IOW, it so happens that with every system there are exploitable gaps that allow the creation of a character that's like Godzilla relative to the game's mobs, and relative to average builds that would all work more or less similarly at a tactical level (balance). Finding that gap is the challenge the min-maxer takes on (and that's what makes it a kind of PvP in some sense: effectively that type of player is trying to "beat" the designer).

This is making it sound more complicated and grandiose than it actually is, but I'm putting it in the most general terms to cover the kinds of systems you get sometimes (like in MMOs) that are quite opaque at first glance, and take a while for autists to figure out. OFC in something like D&D, which is long over-familiar to us now, it could be as simple as pushing STR to 19 and dumping CHA or INT (never dump WIS :) ). The type of character that represents is either a stinking hulk or a musclebound moron, who nobody would ever want or tolerate in a party (except the ultra pragmatist who says, "Wellllll ... if he can kill those orcs, can't we, erm, put up with the smell?" :) )

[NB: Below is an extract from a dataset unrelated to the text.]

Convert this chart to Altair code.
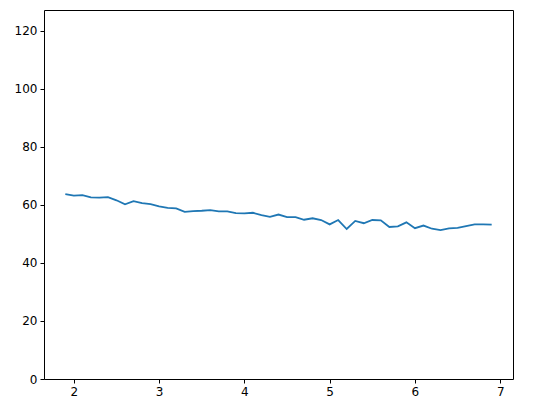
import altair as alt
import pandas as pd

x_vals = [round(1.9 + 0.1 * i, 1) for i in range(51)]
y_vals = [63.7, 63.2, 63.4, 62.6, 62.5, 62.7, 61.6, 60.2, 61.3, 60.6,
          60.3, 59.5, 59.0, 58.8, 57.6, 57.9, 58.0, 58.2, 57.8, 57.8,
          57.2, 57.1, 57.3, 56.5, 55.9, 56.7, 55.8, 55.8, 54.9, 55.4,
          54.8, 53.3, 54.8, 51.7, 54.5, 53.7, 54.8, 54.7, 52.4, 52.6,
          54.0, 52.0, 52.9, 51.8, 51.3, 51.9, 52.1, 52.7, 53.3, 53.3,
          53.2]
x_ticks = [2, 3, 4, 5, 6, 7]
y_ticks = [0, 20, 40, 60, 80, 100, 120]

df = pd.DataFrame({"x": x_vals, "y": y_vals})

axis_common = dict(
    domain=False, grid=False, tickColor="black", tickSize=4, tickWidth=1,
    labelFont="DejaVu Sans", labelFontSize=12, labelColor="black", labelPadding=3,
    title=None,
)

chart = alt.Chart(df).mark_line(color="#1f77b4", strokeWidth=1.8, clip=True).encode(
    x=alt.X("x:Q", scale=alt.Scale(domain=[1.65, 7.15], nice=False, zero=False),
            axis=alt.Axis(values=x_ticks, format="d", **axis_common)),
    y=alt.Y("y:Q", scale=alt.Scale(domain=[0, 127.2], nice=False),
            axis=alt.Axis(values=y_ticks, format="d", **axis_common)),
).properties(
    width=469, height=369,
    autosize=alt.AutoSizeParams(type="none"),
    padding={"left": 36, "top": 2, "right": 30, "bottom": 30},
).configure(
    background="white",
    view=alt.ViewConfig(stroke="black", strokeWidth=1),
)

chart.save("out.html", embed_options={"renderer": "svg", "actions": False})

But hang on (the autist can say smugly), isn't that just another one of your "imaginative characters that you've dreamed up and you want to roleplay?" HMMMM??? What's the difference between my magnificent "muscle-bound moron "and your "charming, effeminate weakling with nimble fingers?" Well yes, but it just so happens that computer games tend towards combat encounters just because they're easier to represent on a monitor than things like, "Darius' winning smile caught the Countess off-guard."

So in theory the two aspects aren't immiscible. In fact, from the abstract point of view, "building any old character and seeing how it rolls" is exactly what the min-maxer is doing.

It's just that in practice it's hard to design a videogame that's rich in alternative, non-combat ways of getting from A to B. Many developers do try to some extent, but it ends up satsifying no-one really. Even trying to figure out the relative reward weighting for skull-bashing vs winning smiles is an impossible task. It's just so much more work that isn't worth the effort (and by now there's been a feedback loop: players have come to expect combat-centric gameplay - to a point where one almost agrees with the idea of just stripping the other options away and having all possible characters be muscle-bound morons, dextrous elves or cackling Mekons from the start). The conflict between rp player and powergamer was bad enough in the tabletop setting (because there has to be a fair amount of combat even in the tabletop setting), but it's just so much more magnified in a CRPG context.

So again, we come down to this. Until the advent of proper AI, the only way of solving the problem (apart from developers heroically putting tons more non-combat stuff into their games than the ROI warrants, and magically getting the reward balance for combat vs. non-combat solutions right) is to have online dungeons or persistent worlds, as in NWN/NWN2, where you have a (non-malicious) human DM in a videogame, guiding a party of players through the virtual world and designing, on the fly, encounters that give more elbow room for richly imaginative non-combat solutions to problems (solutions that can be represented in interpersonal dialogue and don't always have to be represented in the game's graphics). The limiting case of that (having one DM per single player) is too ridiculous, yet it would be the only way of really solving the problem for single-player games (though it is solvable when you eventually have "one decently smart, but non-malicious AI per player").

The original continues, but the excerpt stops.